━━ DATA SECTION

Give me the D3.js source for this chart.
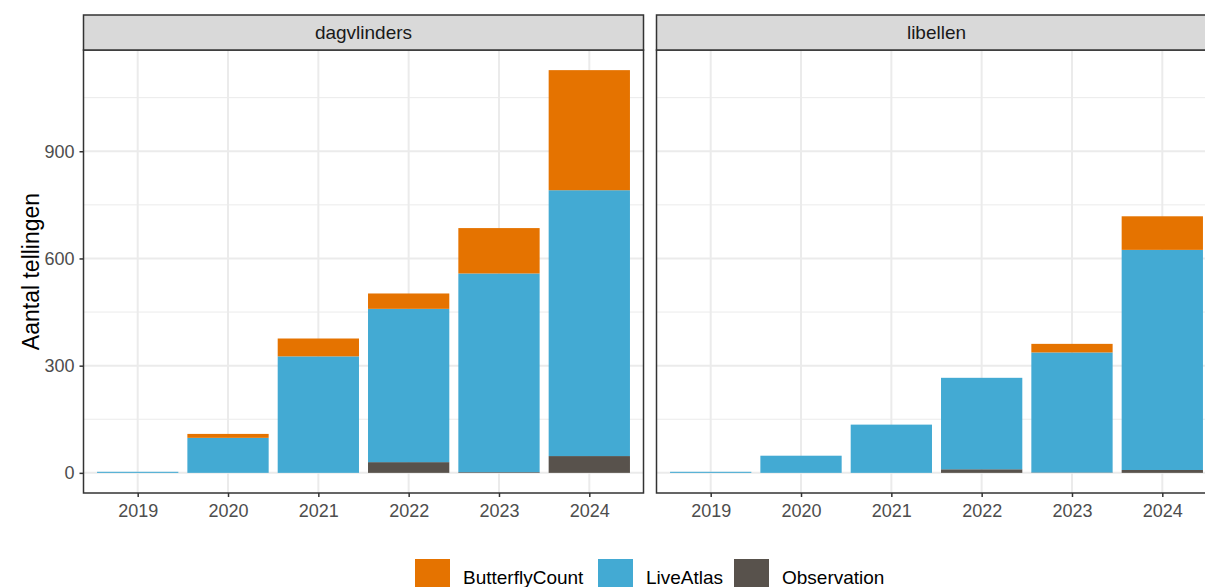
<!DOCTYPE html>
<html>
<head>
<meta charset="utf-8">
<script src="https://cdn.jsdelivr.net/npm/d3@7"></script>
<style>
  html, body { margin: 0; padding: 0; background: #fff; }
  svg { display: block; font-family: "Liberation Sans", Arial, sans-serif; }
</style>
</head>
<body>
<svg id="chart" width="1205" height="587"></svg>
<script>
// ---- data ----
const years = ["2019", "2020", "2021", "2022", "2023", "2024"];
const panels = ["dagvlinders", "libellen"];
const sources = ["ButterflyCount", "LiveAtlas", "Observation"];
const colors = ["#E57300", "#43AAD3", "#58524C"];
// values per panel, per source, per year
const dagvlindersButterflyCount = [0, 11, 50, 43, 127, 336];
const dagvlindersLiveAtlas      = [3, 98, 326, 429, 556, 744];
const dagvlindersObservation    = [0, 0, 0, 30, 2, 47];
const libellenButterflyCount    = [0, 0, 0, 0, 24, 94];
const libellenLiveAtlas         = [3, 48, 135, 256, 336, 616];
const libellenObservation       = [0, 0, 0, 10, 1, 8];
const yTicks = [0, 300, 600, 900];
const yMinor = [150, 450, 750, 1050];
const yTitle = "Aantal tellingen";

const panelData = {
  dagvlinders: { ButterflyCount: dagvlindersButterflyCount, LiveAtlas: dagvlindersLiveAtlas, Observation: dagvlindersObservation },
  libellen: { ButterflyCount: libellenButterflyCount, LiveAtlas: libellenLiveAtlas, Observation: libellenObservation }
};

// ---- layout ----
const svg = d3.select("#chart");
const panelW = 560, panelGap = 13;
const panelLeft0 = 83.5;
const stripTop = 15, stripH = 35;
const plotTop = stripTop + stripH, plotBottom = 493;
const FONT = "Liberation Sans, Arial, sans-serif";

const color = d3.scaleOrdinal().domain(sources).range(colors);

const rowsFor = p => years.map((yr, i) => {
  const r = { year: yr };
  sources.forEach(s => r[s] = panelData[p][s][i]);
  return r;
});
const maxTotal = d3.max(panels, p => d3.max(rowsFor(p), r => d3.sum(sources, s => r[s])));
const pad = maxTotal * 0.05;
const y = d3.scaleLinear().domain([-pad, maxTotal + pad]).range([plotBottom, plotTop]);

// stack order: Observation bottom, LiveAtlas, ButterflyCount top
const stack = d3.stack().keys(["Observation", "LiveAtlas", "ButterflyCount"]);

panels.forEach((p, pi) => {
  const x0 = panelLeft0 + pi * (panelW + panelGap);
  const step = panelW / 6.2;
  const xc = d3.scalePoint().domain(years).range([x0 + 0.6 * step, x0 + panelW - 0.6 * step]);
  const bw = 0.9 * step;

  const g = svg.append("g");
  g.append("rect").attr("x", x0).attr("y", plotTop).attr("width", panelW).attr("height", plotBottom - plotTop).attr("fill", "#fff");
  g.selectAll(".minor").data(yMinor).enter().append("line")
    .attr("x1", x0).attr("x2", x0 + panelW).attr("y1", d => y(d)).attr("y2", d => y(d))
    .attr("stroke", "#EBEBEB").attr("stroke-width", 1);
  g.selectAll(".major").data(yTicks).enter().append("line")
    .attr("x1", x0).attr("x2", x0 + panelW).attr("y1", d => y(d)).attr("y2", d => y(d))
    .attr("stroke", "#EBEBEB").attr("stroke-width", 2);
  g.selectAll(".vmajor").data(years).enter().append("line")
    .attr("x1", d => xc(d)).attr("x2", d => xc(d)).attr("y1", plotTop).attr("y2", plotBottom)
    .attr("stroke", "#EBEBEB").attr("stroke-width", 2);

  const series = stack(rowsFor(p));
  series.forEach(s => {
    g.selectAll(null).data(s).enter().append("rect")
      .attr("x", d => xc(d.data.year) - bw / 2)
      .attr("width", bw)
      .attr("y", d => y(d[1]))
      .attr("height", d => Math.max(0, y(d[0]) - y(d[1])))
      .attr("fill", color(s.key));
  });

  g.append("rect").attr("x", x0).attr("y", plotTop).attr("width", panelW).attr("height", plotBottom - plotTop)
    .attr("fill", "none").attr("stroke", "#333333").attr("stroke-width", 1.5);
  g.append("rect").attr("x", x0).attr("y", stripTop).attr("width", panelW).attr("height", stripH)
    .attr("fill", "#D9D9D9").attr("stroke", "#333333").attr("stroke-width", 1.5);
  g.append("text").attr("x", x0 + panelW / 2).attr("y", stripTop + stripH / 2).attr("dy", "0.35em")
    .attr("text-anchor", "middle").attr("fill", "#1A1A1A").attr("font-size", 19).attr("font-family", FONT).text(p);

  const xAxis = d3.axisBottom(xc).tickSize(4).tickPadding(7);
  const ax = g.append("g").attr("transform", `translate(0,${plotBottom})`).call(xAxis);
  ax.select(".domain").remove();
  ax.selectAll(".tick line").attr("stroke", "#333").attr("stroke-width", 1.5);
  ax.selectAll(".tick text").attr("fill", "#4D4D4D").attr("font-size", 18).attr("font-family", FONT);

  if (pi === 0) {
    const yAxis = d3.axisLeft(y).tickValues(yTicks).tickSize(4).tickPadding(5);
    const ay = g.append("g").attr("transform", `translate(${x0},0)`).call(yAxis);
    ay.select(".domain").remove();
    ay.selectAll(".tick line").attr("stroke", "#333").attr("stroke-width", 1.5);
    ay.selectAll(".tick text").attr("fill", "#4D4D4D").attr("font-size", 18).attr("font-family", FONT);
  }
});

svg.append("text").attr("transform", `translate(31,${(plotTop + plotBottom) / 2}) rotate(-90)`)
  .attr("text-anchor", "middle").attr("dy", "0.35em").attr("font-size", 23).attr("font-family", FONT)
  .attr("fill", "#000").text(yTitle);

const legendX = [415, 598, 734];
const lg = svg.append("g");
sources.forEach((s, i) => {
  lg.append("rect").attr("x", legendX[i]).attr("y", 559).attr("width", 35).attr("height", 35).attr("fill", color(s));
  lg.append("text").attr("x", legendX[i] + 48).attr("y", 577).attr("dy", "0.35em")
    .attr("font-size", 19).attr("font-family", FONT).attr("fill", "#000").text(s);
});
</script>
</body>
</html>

━━━━

» **SET PROBLEM**
Give the material again exactly as it is, but keep the pictures out.

» **RESULT FOR THIS EXERCISE**
Give me the D3.js source for this chart.
<!DOCTYPE html>
<html>
<head>
<meta charset="utf-8">
<script src="https://cdn.jsdelivr.net/npm/d3@7"></script>
<style>
  html, body { margin: 0; padding: 0; background: #fff; }
  svg { display: block; font-family: "Liberation Sans", Arial, sans-serif; }
</style>
</head>
<body>
<svg id="chart" width="1205" height="587"></svg>
<script>
// ---- data ----
const years = ["2019", "2020", "2021", "2022", "2023", "2024"];
const panels = ["dagvlinders", "libellen"];
const sources = ["ButterflyCount", "LiveAtlas", "Observation"];
const colors = ["#E57300", "#43AAD3", "#58524C"];
// values per panel, per source, per year
const dagvlindersButterflyCount = [0, 11, 50, 43, 127, 336];
const dagvlindersLiveAtlas      = [3, 98, 326, 429, 556, 744];
const dagvlindersObservation    = [0, 0, 0, 30, 2, 47];
const libellenButterflyCount    = [0, 0, 0, 0, 24, 94];
const libellenLiveAtlas         = [3, 48, 135, 256, 336, 616];
const libellenObservation       = [0, 0, 0, 10, 1, 8];
const yTicks = [0, 300, 600, 900];
const yMinor = [150, 450, 750, 1050];
const yTitle = "Aantal tellingen";

const panelData = {
  dagvlinders: { ButterflyCount: dagvlindersButterflyCount, LiveAtlas: dagvlindersLiveAtlas, Observation: dagvlindersObservation },
  libellen: { ButterflyCount: libellenButterflyCount, LiveAtlas: libellenLiveAtlas, Observation: libellenObservation }
};

// ---- layout ----
const svg = d3.select("#chart");
const panelW = 560, panelGap = 13;
const panelLeft0 = 83.5;
const stripTop = 15, stripH = 35;
const plotTop = stripTop + stripH, plotBottom = 493;
const FONT = "Liberation Sans, Arial, sans-serif";

const color = d3.scaleOrdinal().domain(sources).range(colors);

const rowsFor = p => years.map((yr, i) => {
  const r = { year: yr };
  sources.forEach(s => r[s] = panelData[p][s][i]);
  return r;
});
const maxTotal = d3.max(panels, p => d3.max(rowsFor(p), r => d3.sum(sources, s => r[s])));
const pad = maxTotal * 0.05;
const y = d3.scaleLinear().domain([-pad, maxTotal + pad]).range([plotBottom, plotTop]);

// stack order: Observation bottom, LiveAtlas, ButterflyCount top
const stack = d3.stack().keys(["Observation", "LiveAtlas", "ButterflyCount"]);

panels.forEach((p, pi) => {
  const x0 = panelLeft0 + pi * (panelW + panelGap);
  const step = panelW / 6.2;
  const xc = d3.scalePoint().domain(years).range([x0 + 0.6 * step, x0 + panelW - 0.6 * step]);
  const bw = 0.9 * step;

  const g = svg.append("g");
  g.append("rect").attr("x", x0).attr("y", plotTop).attr("width", panelW).attr("height", plotBottom - plotTop).attr("fill", "#fff");
  g.selectAll(".minor").data(yMinor).enter().append("line")
    .attr("x1", x0).attr("x2", x0 + panelW).attr("y1", d => y(d)).attr("y2", d => y(d))
    .attr("stroke", "#EBEBEB").attr("stroke-width", 1);
  g.selectAll(".major").data(yTicks).enter().append("line")
    .attr("x1", x0).attr("x2", x0 + panelW).attr("y1", d => y(d)).attr("y2", d => y(d))
    .attr("stroke", "#EBEBEB").attr("stroke-width", 2);
  g.selectAll(".vmajor").data(years).enter().append("line")
    .attr("x1", d => xc(d)).attr("x2", d => xc(d)).attr("y1", plotTop).attr("y2", plotBottom)
    .attr("stroke", "#EBEBEB").attr("stroke-width", 2);

  const series = stack(rowsFor(p));
  series.forEach(s => {
    g.selectAll(null).data(s).enter().append("rect")
      .attr("x", d => xc(d.data.year) - bw / 2)
      .attr("width", bw)
      .attr("y", d => y(d[1]))
      .attr("height", d => Math.max(0, y(d[0]) - y(d[1])))
      .attr("fill", color(s.key));
  });

  g.append("rect").attr("x", x0).attr("y", plotTop).attr("width", panelW).attr("height", plotBottom - plotTop)
    .attr("fill", "none").attr("stroke", "#333333").attr("stroke-width", 1.5);
  g.append("rect").attr("x", x0).attr("y", stripTop).attr("width", panelW).attr("height", stripH)
    .attr("fill", "#D9D9D9").attr("stroke", "#333333").attr("stroke-width", 1.5);
  g.append("text").attr("x", x0 + panelW / 2).attr("y", stripTop + stripH / 2).attr("dy", "0.35em")
    .attr("text-anchor", "middle").attr("fill", "#1A1A1A").attr("font-size", 19).attr("font-family", FONT).text(p);

  const xAxis = d3.axisBottom(xc).tickSize(4).tickPadding(7);
  const ax = g.append("g").attr("transform", `translate(0,${plotBottom})`).call(xAxis);
  ax.select(".domain").remove();
  ax.selectAll(".tick line").attr("stroke", "#333").attr("stroke-width", 1.5);
  ax.selectAll(".tick text").attr("fill", "#4D4D4D").attr("font-size", 18).attr("font-family", FONT);

  if (pi === 0) {
    const yAxis = d3.axisLeft(y).tickValues(yTicks).tickSize(4).tickPadding(5);
    const ay = g.append("g").attr("transform", `translate(${x0},0)`).call(yAxis);
    ay.select(".domain").remove();
    ay.selectAll(".tick line").attr("stroke", "#333").attr("stroke-width", 1.5);
    ay.selectAll(".tick text").attr("fill", "#4D4D4D").attr("font-size", 18).attr("font-family", FONT);
  }
});

svg.append("text").attr("transform", `translate(31,${(plotTop + plotBottom) / 2}) rotate(-90)`)
  .attr("text-anchor", "middle").attr("dy", "0.35em").attr("font-size", 23).attr("font-family", FONT)
  .attr("fill", "#000").text(yTitle);

const legendX = [415, 598, 734];
const lg = svg.append("g");
sources.forEach((s, i) => {
  lg.append("rect").attr("x", legendX[i]).attr("y", 559).attr("width", 35).attr("height", 35).attr("fill", color(s));
  lg.append("text").attr("x", legendX[i] + 48).attr("y", 577).attr("dy", "0.35em")
    .attr("font-size", 19).attr("font-family", FONT).attr("fill", "#000").text(s);
});
</script>
</body>
</html>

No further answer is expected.